Sitting at opposite ends of the couch, it’s easy to imagine the two titans of their respective arenas going head-to-head, sparring with each other to venture into new territory and push one another out of their comfort zones. So, was that what the collaboration felt like? In short, no.

“Nothing in the collaboration feels adversarial to me,” Paul says.

RZA shuts down that line of questioning: “We haven’t did a big dick contest,” he says, matter of factly.

Both agree the collaboration feels like a team. “That’s why you notice on our album cover the brass knuckle and the dagger,” RZA says. “Either one of us will fuck you up.”

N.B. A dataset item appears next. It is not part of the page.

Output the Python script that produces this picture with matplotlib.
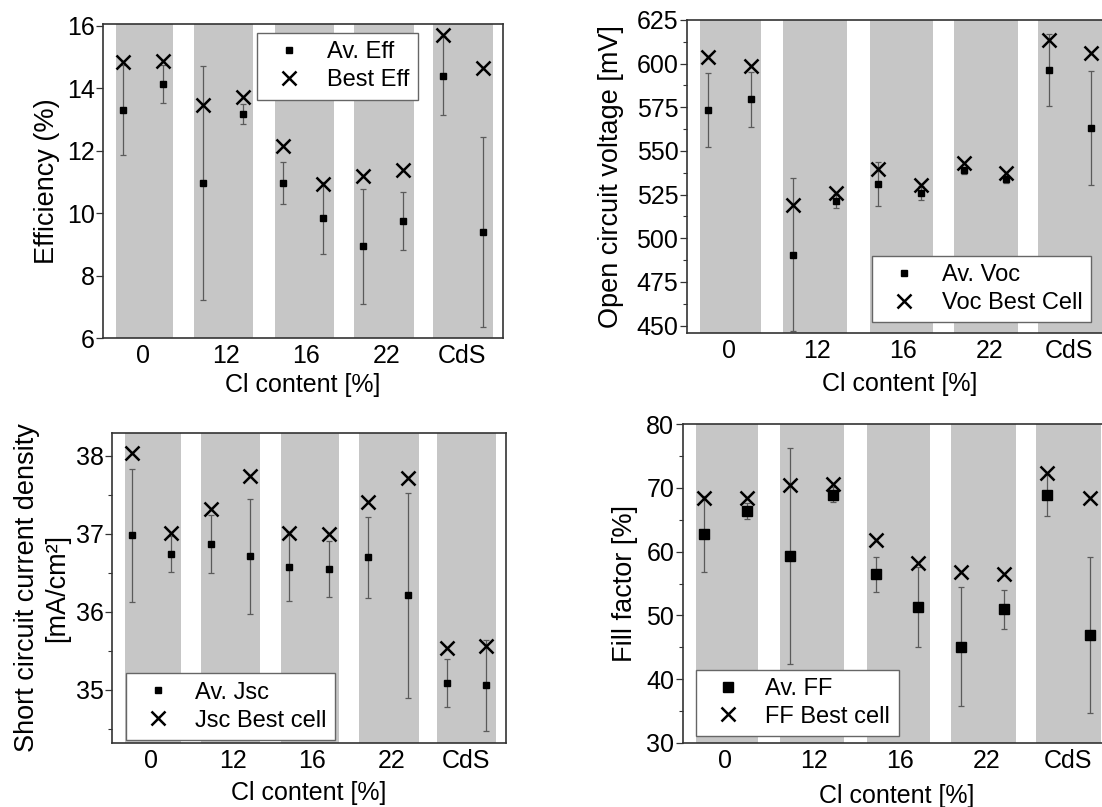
import matplotlib
matplotlib.use("Agg")
import matplotlib.pyplot as plt
from matplotlib.ticker import MultipleLocator

plt.rcParams['font.family'] = ['Liberation Sans', 'DejaVu Sans']

# ─────────────────────────────────────
# DATA
# ─────────────────────────────────────
GROUPS = ["0", "12", "16", "22", "CdS"]
SAMPLE_X = [0, 1, 2, 3, 4, 5, 6, 7, 8, 9]

eff_avg = [13.30, 14.13, 10.96, 13.18, 10.96, 9.84, 8.93, 9.74, 14.40, 9.39]
eff_err = [1.45, 0.62, 3.73, 0.32, 0.66, 1.15, 1.83, 0.93, 1.27, 3.05]
eff_best = [14.84, 14.86, 13.47, 13.72, 12.14, 10.93, 11.18, 11.39, 15.71, 14.64]

voc_avg = [573.4, 579.5, 490.7, 521.3, 531.1, 525.9, 538.9, 533.8, 596.3, 563.4]
voc_err = [21.0, 15.7, 44.0, 4.0, 12.6, 4.0, 2.0, 2.0, 20.8, 32.6]
voc_best = [603.6, 598.6, 518.8, 525.9, 539.9, 530.3, 543.1, 537.4, 613.5, 606.3]

jsc_avg = [36.98, 36.74, 36.87, 36.71, 36.58, 36.55, 36.70, 36.21, 35.09, 35.06]
jsc_err = [0.85, 0.23, 0.37, 0.74, 0.44, 0.36, 0.52, 1.31, 0.31, 0.58]
jsc_best = [38.03, 37.01, 37.32, 37.74, 37.01, 37.00, 37.41, 37.72, 35.54, 35.56]

ff_avg = [62.76, 66.42, 59.31, 68.92, 56.44, 51.32, 45.10, 50.95, 68.82, 46.93]
ff_err = [5.96, 1.26, 17.0, 1.2, 2.7, 6.2, 9.3, 3.1, 3.3, 12.3]
ff_best = [68.35, 68.35, 70.44, 70.65, 61.77, 58.21, 56.75, 56.54, 72.32, 68.35]

# ─────────────────────────────────────
# STYLE
# ─────────────────────────────────────
W, H = 1102, 807
BAND_LEFT = [-0.18, 1.77, 3.80, 5.77, 7.75]
BAND_RIGHT = [1.25, 3.26, 5.27, 7.28, 9.25]
TICK_POS = [0.5, 2.57, 4.58, 6.6, 8.48]
BAND_COLOR = "#c6c6c6"
SPINE_COLOR = "#333333"
ERR_COLOR = "#5a5a5a"
TICK_FS = 18
XLAB_FS = 18
YLAB_FS = 19.5
LEG_FS = 17

fig = plt.figure(figsize=(W / 100, H / 100), dpi=100)


def px_axes(l, t, r, b):
    return fig.add_axes([l / W, 1 - b / H, (r - l) / W, (b - t) / H])


def draw_panel(ax, avg, err, best, labels, ylim, ylabel, major, minor,
               leg_anchor, sq_size=5, xlabelpad=5, ylabelpad=4):
    for lo, hi in zip(BAND_LEFT, BAND_RIGHT):
        ax.axvspan(lo, hi, color=BAND_COLOR, lw=0, zorder=0)
    ax.errorbar(SAMPLE_X, avg, yerr=err, fmt='none', ecolor=ERR_COLOR,
                elinewidth=0.9, capsize=2.5, capthick=0.9, zorder=2)
    ax.plot(SAMPLE_X, avg, 's', color='black', ms=sq_size, label=labels[0], zorder=3)
    ax.plot(SAMPLE_X, best, 'x', color='black', ms=10, mew=1.8, label=labels[1], zorder=4)
    ax.set_xlim(-0.5, 9.5)
    ax.set_ylim(*ylim)
    ax.set_xticks(TICK_POS)
    ax.set_xticklabels(GROUPS)
    ax.yaxis.set_major_locator(MultipleLocator(major))
    if minor:
        ax.yaxis.set_minor_locator(MultipleLocator(minor))
    ax.tick_params(axis='x', length=0, pad=4, labelsize=TICK_FS)
    ax.tick_params(axis='y', which='major', direction='out', length=5,
                   width=0.9, color=SPINE_COLOR, labelsize=TICK_FS, pad=1)
    ax.tick_params(axis='y', which='minor', direction='out', length=3,
                   width=0.8, color=SPINE_COLOR)
    for s in ax.spines.values():
        s.set_color(SPINE_COLOR)
        s.set_linewidth(1.2)
    ax.set_xlabel("Cl content [%]", fontsize=XLAB_FS, labelpad=xlabelpad)
    ax.set_ylabel(ylabel, fontsize=YLAB_FS, labelpad=ylabelpad, linespacing=1.2)
    leg = ax.legend(loc=leg_anchor[0], bbox_to_anchor=leg_anchor[1],
                    fontsize=LEG_FS, frameon=True, fancybox=False, borderaxespad=0,
                    handlelength=2.0, handletextpad=0.6, labelspacing=0.25,
                    borderpad=0.35)
    leg.get_frame().set_edgecolor("#666666")
    leg.get_frame().set_linewidth(1.0)
    leg.get_frame().set_alpha(1.0)
    leg.set_zorder(5)


# Efficiency
ax1 = px_axes(103, 24, 503, 338)
draw_panel(ax1, eff_avg, eff_err, eff_best, ["Av. Eff", "Best Eff"],
           (6, 16.05), "Efficiency (%)", 2, None,
           ('upper left', (0.386, 0.971)), xlabelpad=4, ylabelpad=5)

# Open circuit voltage
ax2 = px_axes(686.7, 20, 1112.7, 333)
draw_panel(ax2, voc_avg, voc_err, voc_best, ["Av. Voc", "Voc Best Cell"],
           (445.8, 625), "Open circuit voltage [mV]", 25, 12.5,
           ('lower left', (0.435, 0.035)), xlabelpad=7, ylabelpad=9)

# Short circuit current density
ax3 = px_axes(112, 433, 506, 743)
draw_panel(ax3, jsc_avg, jsc_err, jsc_best, ["Av. Jsc", "Jsc Best cell"],
           (34.32, 38.29), "Short circuit current density\n[mA/cm²]", 1, 0.5,
           ('lower left', (0.035, 0.01)), xlabelpad=6, ylabelpad=4)

# Fill factor
ax4 = px_axes(682.5, 424, 1111.5, 743)
draw_panel(ax4, ff_avg, ff_err, ff_best, ["Av. FF", "FF Best cell"],
           (30, 80), "Fill factor [%]", 10, 5,
           ('lower left', (0.031, 0.022)), sq_size=7, xlabelpad=8, ylabelpad=6)

fig.savefig("out.png", dpi=100)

The pair explain that, whether feeling the good vibes in the air at Malibu or in the aura of New York’s famed Electric Lady, it wasn’t conflict or hardship that brought the best out of them in the studio, but finding a comfortable energy to work together.

However, striking such a seemingly unlikely partnership is hard to imagine outside the creative melting pot of the Big Apple. “The New York influence is in our music,” RZA explains.

So, which aspects of the city still inspire them? Paul gives an example of a person he saw recently while eating on Lafayette. He couldn’t discern their gender, but they were wearing multicolour get-up with an umbrella and a flowerpot on their head. “The craziest shit ever,” Paul says. “But it wasn’t someone with a mental illness, to me it was an artist. That’s an artist expressing themselves and they’re a spectacle. I love that aspect of New York City, you’re just going to see anybody from anywhere in the world who wants to express themselves artistically – they gravitate to the place.”

For RZA, it’s the all-encompassing diversity of the concrete jungle. “There’s a view of New York City that when you’re driving across from Green Point to Queens, there’s one of the biggest graveyards I’ve ever seen,” he explains. “At a certain angle – and I took a picture of this – it’s all graveyards and then the City of Life is right there in the same skyline. And for me that was like, ‘Wow’. All that life over there and all that death right here, right across the river. Creatively I can’t see no-one with an artistic expression not finding his place or not finding inspiration from a city like New York.”

Anything But Words by Banks & Steelz is out August 26.